The on-field intelligence displayed at a camp in California last summer earned her the lone tryout invitation extended to a resident of Texas for the U18 women’s national team. She now bears the distinction of being one of two Texans on the U18 team. The U18 WNT exists as a “rite of passage” for players hoping to qualify for the FIFA U20 Women’s World Cup, which is held every two years. The U18 team placed second in Ireland for the 2016 Women’s International Cup.

“It just means so much,” Berg said. “I’ve always wanted to be on the national team, even though technically I’m not quite there yet. I’ve literally worked my whole life for this. It’s become my lifestyle. I don’t do anything else or think about anything else; it’s always been just soccer and getting there.”

Berg said she draws inspiration from some of the best women’s soccer players, such as Mia Hamm, who set the bar for women’s soccer everywhere as the number one goal scorer in the world. Hamm’s print on American soccer is well documented, and Berg’s dream is to follow in her footsteps. Having been invited to play with the U.S. U18 national team in Ireland in mid-October, Berg is one step closer to creating her own soccer legacy.

“Everyone talked about her skill and her maturity on the field at such a young age,” girls varsity soccer coach Steve Nichols said. “She could really see the game. Her vision for passing angles and being able to notice how she could split a player here for her teammate to run onto the ball, it’s just extraordinary.”

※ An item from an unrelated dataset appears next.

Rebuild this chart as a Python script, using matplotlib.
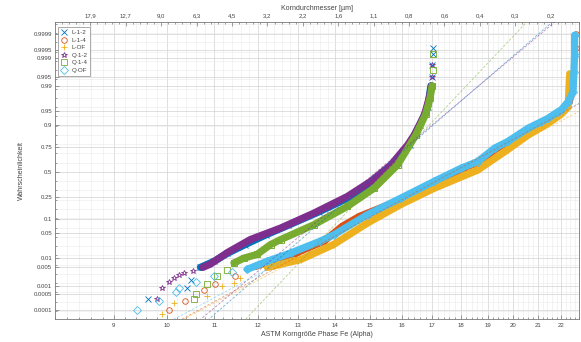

Berg currently plays select soccer on a ‘99 ENCL Solar team under Andrin Solca, coach and head of soccer operations for Chelsea. The Elite Clubs National League (ECNL) houses some of the best teams and players in the country, standing as the highest level for select players. Berg’s involvement in ECNL and national team raises questions as to whether she should play high school soccer at all. As a senior with college and national recruitment in the future, an injury now would be crippling.

“I’m not really that concerned about getting hurt [playing high school soccer],” Berg said. “That can happen in any game. It could happen in my club games, it could happen driving to school; if something’s going to happen, it’ll happen.”

Berg admits that she still has a long way to go to accomplish her goal, but assures everyone that she won’t stop working until her moment comes.  

“There have been last minute goals, last minute wins, here and there,” Berg said. “There hasn’t been that one special thing, though. I don’t think I’m going to have one until I’ve made it; until I’m all the way there.”